Consider a minimizing geodesic $\gamma$ from $p$ to $q$ of length $l$. Let $v(t)$ denote the parallel transport of $v$ (assumed to be unit vector) along $\gamma$, namely $$ (v'(t))^\top=0 $$ where this is projection to tangent space.
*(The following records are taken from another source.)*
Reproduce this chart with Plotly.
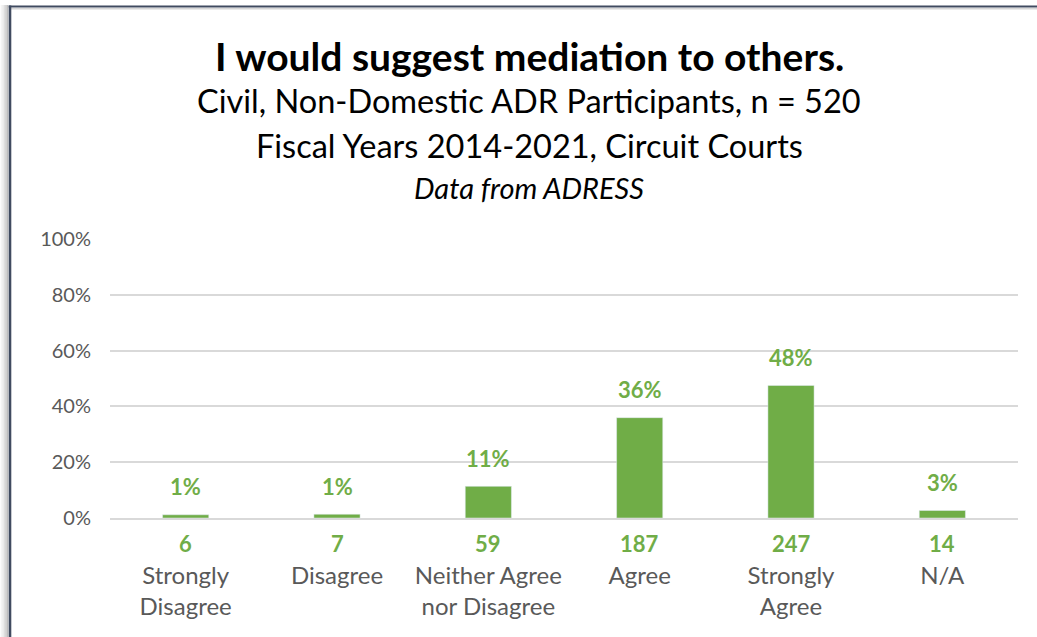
import plotly.graph_objects as go

categories = ["Strongly<br>Disagree", "Disagree", "Neither Agree<br>nor Disagree", "Agree", "Strongly<br>Agree", "N/A"]
counts = [6, 7, 59, 187, 247, 14]
n_total = 520
pct_labels = ["1%", "1%", "11%", "36%", "48%", "3%"]
shares = [c / n_total for c in counts]
y_ticks = [0, 0.2, 0.4, 0.6, 0.8, 1.0]
y_ticktext = ["0%", "20%", "40%", "60%", "80%", "100%"]

GREEN = "#70AD47"
GRAY = "#595959"
FONT = "Lato, 'Open Sans', sans-serif"

W, H = 1037, 637
# target plot area in screen pixels
SX0, SX1, SY0, SY1 = 110, 1018, 239, 518
L, R, T, B = SX0, W - SX1, SY0, H - SY1
pw, ph = SX1 - SX0, SY1 - SY0

def px(x):
    return (x - SX0) / pw

def py(y):
    return (SY1 - y) / ph

fig = go.Figure()
fig.add_trace(go.Bar(
    x=categories, y=shares, marker_color=GREEN, width=0.305,
    hoverinfo="skip",
))

annotations = []
for cat, s, lab, c in zip(categories, shares, pct_labels, counts):
    annotations.append(dict(x=cat, y=s, xref="x", yref="y", text=f"<b>{lab}</b>",
                            showarrow=False, yshift=28, yanchor="middle",
                            font=dict(color=GREEN, size=22, family=FONT)))
    annotations.append(dict(x=cat, y=0, xref="x", yref="y", text=f"<b>{c}</b>",
                            showarrow=False, yshift=-25, yanchor="middle",
                            font=dict(color=GREEN, size=22, family=FONT)))

titles = [
    ("<b>I would suggest mediation to others.</b>", 56, 39),
    ("Civil, Non-Domestic ADR Participants, n = 520", 100, 32.5),
    ("Fiscal Years 2014-2021, Circuit Courts", 145, 32.5),
    ("<i>Data from ADRESS</i>", 187, 29),
]
for t, yy, sz in titles:
    annotations.append(dict(x=px(529), y=py(yy), xref="paper", yref="paper", text=t,
                            showarrow=False, xanchor="center", yanchor="middle",
                            font=dict(color="black", size=sz, family=FONT)))

shapes = []
# soft shadow left of frame
for xx, col in [(1.5, "#F4F4F4"), (3.0, "#EBEBEB"), (4.5, "#DEDEDE"), (6.0, "#CFCFCF"), (7.5, "#BDBDBD")]:
    shapes.append(dict(type="line", xref="paper", yref="paper", x0=px(xx), x1=px(xx),
                       y0=py(5), y1=py(650), line=dict(color=col, width=1.6)))
# light line under top edge
shapes.append(dict(type="line", xref="paper", yref="paper", x0=px(11), x1=px(1050),
                   y0=py(8.8), y1=py(8.8), line=dict(color="#D6D6D6", width=1.5)))
# frame
shapes.append(dict(type="line", xref="paper", yref="paper", x0=px(10), x1=px(10),
                   y0=py(5.5), y1=py(650), line=dict(color="#404B60", width=2.6)))
shapes.append(dict(type="line", xref="paper", yref="paper", x0=px(8.8), x1=px(1050),
                   y0=py(6.5), y1=py(6.5), line=dict(color="#404B60", width=2.2)))

fig.update_layout(
    width=W, height=H,
    margin=dict(l=L, r=R, t=T, b=B, autoexpand=False),
    paper_bgcolor="white", plot_bgcolor="white",
    showlegend=False,
    font=dict(family=FONT, color=GRAY),
    annotations=annotations, shapes=shapes,
)
fig.update_xaxes(
    showgrid=False, showline=True, linecolor="#D9D9D9", linewidth=2,
    ticks="", tickfont=dict(size=24, color=GRAY, family=FONT),
    ticklabelstandoff=35, fixedrange=True,
)
fig.update_yaxes(
    range=[0, 1], tickvals=y_ticks, ticktext=y_ticktext,
    showgrid=True, gridcolor="#D9D9D9", gridwidth=2, zeroline=False,
    tickfont=dict(size=20, color=GRAY, family=FONT), ticklabelstandoff=18,
    fixedrange=True,
)

fig.write_html("out.html", config={"displayModeBar": False},
               post_script="document.body.style.margin='0';")
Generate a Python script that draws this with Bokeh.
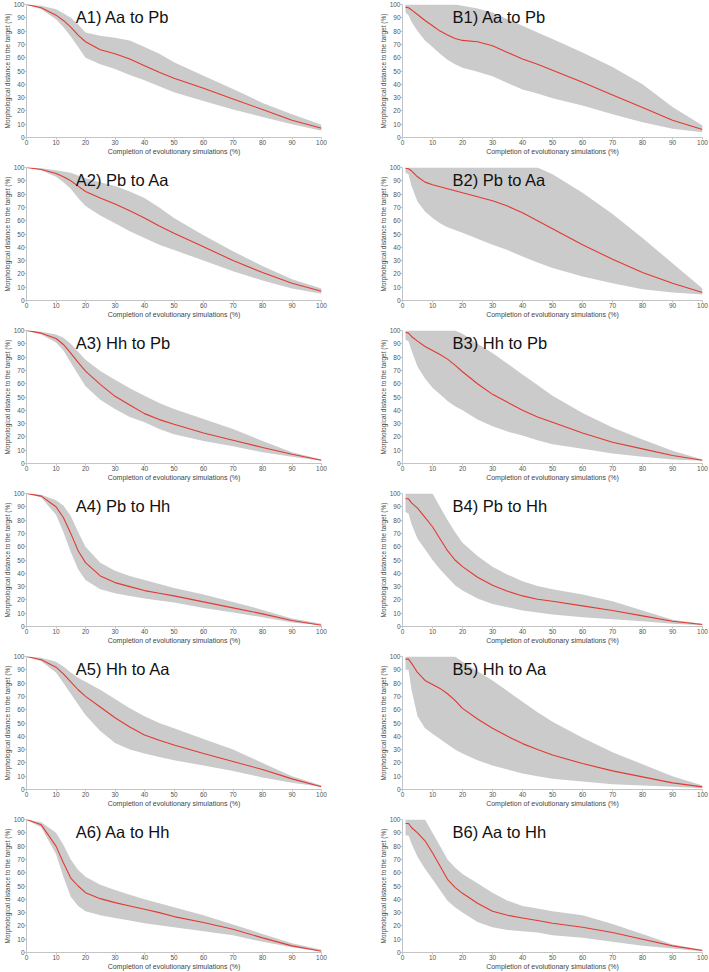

Also write $v=v^\perp(t)+v\top(t)$.

Take $Z(t)$ (intrinsically) parallel along $\gamma$. Then $$ \langle (v^\perp)'(t),Z(t)\rangle = -\langle v^\perp(t),Z'(t)\rangle = -\langle v^\perp(t),II(\gamma'(t),Z(t))\rangle $$ Since $(v^\top)'=-(v^\perp)'$ we deduce that $$ |((v^\top)')^\top| \leq C $$ for $C$ that only depends on the second fundamental form bound.

Thus $|v^\top|'$ and $\langle v^\top(t),v(t)\rangle'$ are bounded by $C$. This shows that $$ |v(t)-v^\top(t)|'\leq C. $$ Integrate this along $\gamma$ to conclude that $$ |v(t)-v^\top(t)|\leq C |v|d(p,q) $$ (where we reinserted the norm of $v$).